The GHG Protocol Corporate Standard classifies a company’s GHG emissions into three ‘scopes’.

Scope 1 emissions are direct emissions from owned or controlled sources.

  • Stationary Combustion: Stationary fuel combustion emission sources are typically devices that combust solid, liquid, or gaseous fuel, generally for the purposes of producing electricity, generating steam, or heat.
  • Company Vehicles: Refer to a wide variety of company-owned or operated vehicles, engines, and equipment that generate GHG emissions through the combustion of various fuels while moving from one location to another.
  • Refrigerants: Fugitive emissions from refrigeration and air conditioning result from leakage and service over the operational life of the equipment and from disposal at the end of the useful life of the equipment.

Scope 2 emissions are indirect emissions from the generation of purchased energy.

  • Purchased Energy: These are considered indirect emissions sources because they are a consequence of activities of the reporting organization, but occur at sources owned and controlled by an outside entity (i.e. an electricity utility).

Scope 3 emissions are all indirect emissions (not included in scope 1and scope 2) that occur in the value chain of the reporting company, including both upstream and downstream emissions.
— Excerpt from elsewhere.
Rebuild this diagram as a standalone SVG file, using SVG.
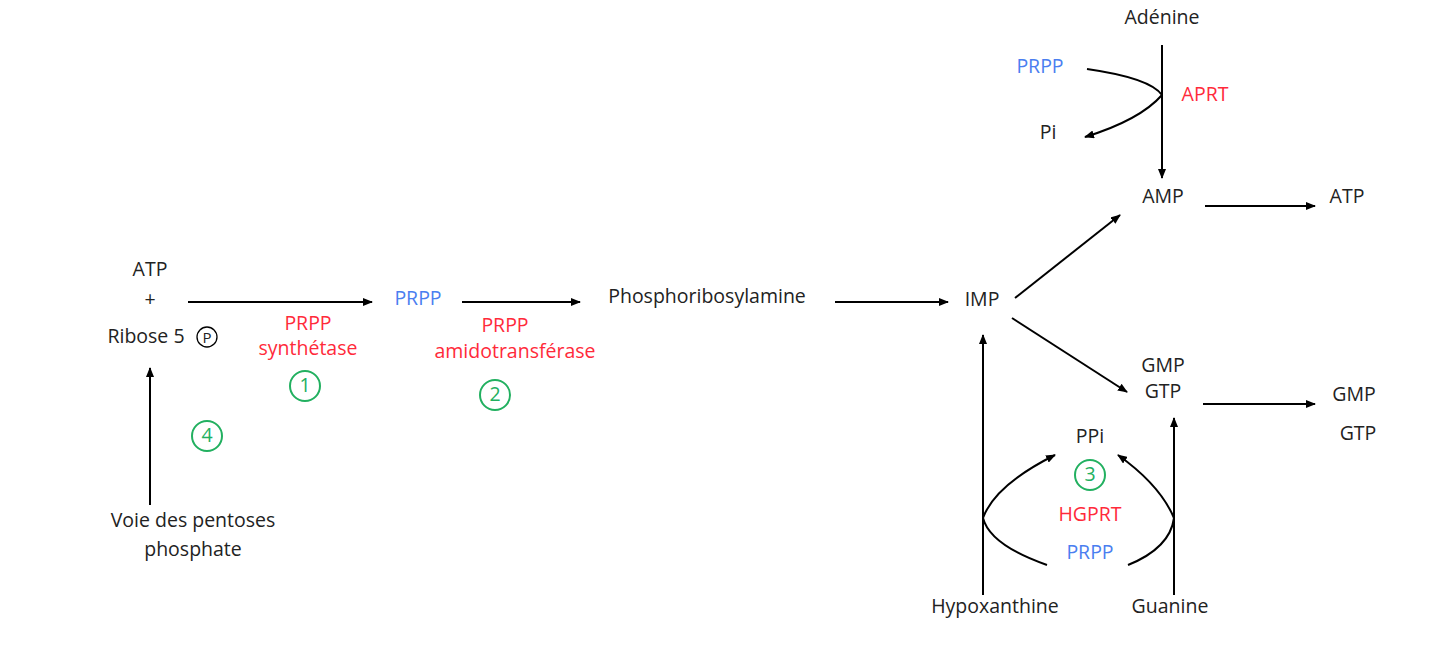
<svg xmlns="http://www.w3.org/2000/svg" width="1440" height="645" viewBox="0 0 1440 645">
<defs>
<marker id="ah" markerWidth="10" markerHeight="8" refX="9" refY="4" orient="auto" markerUnits="userSpaceOnUse"><path d="M0,0 L10,4 L0,8 z" fill="#000"/></marker>
<style>
text{font-family:"Open Sans","Liberation Sans",sans-serif;font-size:19.5px;text-anchor:middle;fill:#222}
.r{fill:#ff2a3a}.b{fill:#4a7ef0}.g{fill:#22b060}
.c{stroke:#000;stroke-width:2;fill:none;marker-end:url(#ah)}
.n{stroke:#22b060;stroke-width:2;fill:none}
</style>
</defs>
<rect width="1440" height="645" fill="#fff"/>
<g id="connectors">
<path class="c" d="M188,302 H372"/>
<path class="c" d="M462,302 H580"/>
<path class="c" d="M835,302 H948"/>
<path class="c" d="M1015,298 L1120,215"/>
<path class="c" d="M1012,318 L1127,392"/>
<path class="c" d="M1205,206 H1315"/>
<path class="c" d="M1203,404 H1315"/>
<path class="c" d="M1162,45 V178"/>
<path d="M1087,69 Q1150,78 1162,95" stroke="#000" stroke-width="2" fill="none"/>
<path class="c" d="M1162,95 Q1140,120 1085,137"/>
<path class="c" d="M983,595 V335"/>
<path class="c" d="M1174,595 V418"/>
<path class="c" d="M150,505 V368"/>
<path d="M1047,565 Q990,545 983,518" stroke="#000" stroke-width="2" fill="none"/>
<path class="c" d="M983,518 Q995,485 1055,455"/>
<path d="M1128,565 Q1170,548 1174,518" stroke="#000" stroke-width="2" fill="none"/>
<path class="c" d="M1174,518 Q1160,485 1118,455"/>
</g>
<g id="atp-ribose"><text x="150" y="276">ATP</text><text x="150" y="306">+</text><text x="146" y="343">Ribose 5</text><circle cx="207" cy="337" r="10" fill="none" stroke="#000" stroke-width="1.3"/><text x="207" y="343" style="font-size:15px">P</text></g>
<g id="enz1"><text class="r" x="308" y="330">PRPP</text><text class="r" x="308" y="355">synthétase</text><circle class="n" cx="305" cy="386" r="15"/><text class="g" x="305" y="392">1</text></g>
<g id="prpp"><text class="b" x="418" y="305">PRPP</text></g>
<g id="enz2"><text class="r" x="505" y="332">PRPP</text><text class="r" x="515" y="358">amidotransférase</text><circle class="n" cx="495" cy="395" r="15"/><text class="g" x="495" y="401">2</text></g>
<g id="pra"><text x="707" y="303">Phosphoribosylamine</text></g>
<g id="imp"><text x="982" y="306">IMP</text></g>
<g id="amp"><text x="1163" y="203">AMP</text></g>
<g id="atp2"><text x="1347" y="203">ATP</text></g>
<g id="gmpgtp"><text x="1163" y="372">GMP</text><text x="1163" y="398">GTP</text></g>
<g id="gmpgtp2"><text x="1354" y="401">GMP</text><text x="1358" y="440">GTP</text></g>
<g id="adenine"><text x="1162" y="24">Adénine</text></g>
<g id="aprt"><text class="b" x="1040" y="73">PRPP</text><text class="r" x="1205" y="101">APRT</text><text x="1048" y="139">Pi</text></g>
<g id="hgprt"><text x="1090" y="443">PPi</text><circle class="n" cx="1090" cy="475" r="15"/><text class="g" x="1090" y="481">3</text><text class="r" x="1090" y="521">HGPRT</text><text class="b" x="1090" y="559">PRPP</text></g>
<g id="hypo"><text x="995" y="613">Hypoxanthine</text></g>
<g id="guanine"><text x="1170" y="613">Guanine</text></g>
<g id="enz4"><circle class="n" cx="207" cy="436" r="15"/><text class="g" x="207" y="442">4</text></g>
<g id="pentoses"><text x="193" y="527">Voie des pentoses</text><text x="193" y="556">phosphate</text></g>
</svg>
  • Purchased Goods and Services:  This includes all upstream (i.e., cradle-to-gate) emissions from the production of products purchased or acquired by the reporting company in the reporting year. Products include both goods (tangible products) and services (intangible products).
  • Employee Commuting: This includes emissions from the transportation of employees between their homes and their worksites. Companies may include emissions from teleworking (i.e., employees working remotely) in this category.
  • Business Travel: This includes emissions from the transportation of employees for business-related activities in vehicles owned or operated by third parties, such as aircraft, trains, buses, and passenger cars.
  • Waste Generated in Operations: This is related to emissions from third-party disposal and treatment of waste generated in the reporting company’s owned or controlled operations in the reporting year. This category includes emissions from the disposal of both solid waste and wastewater.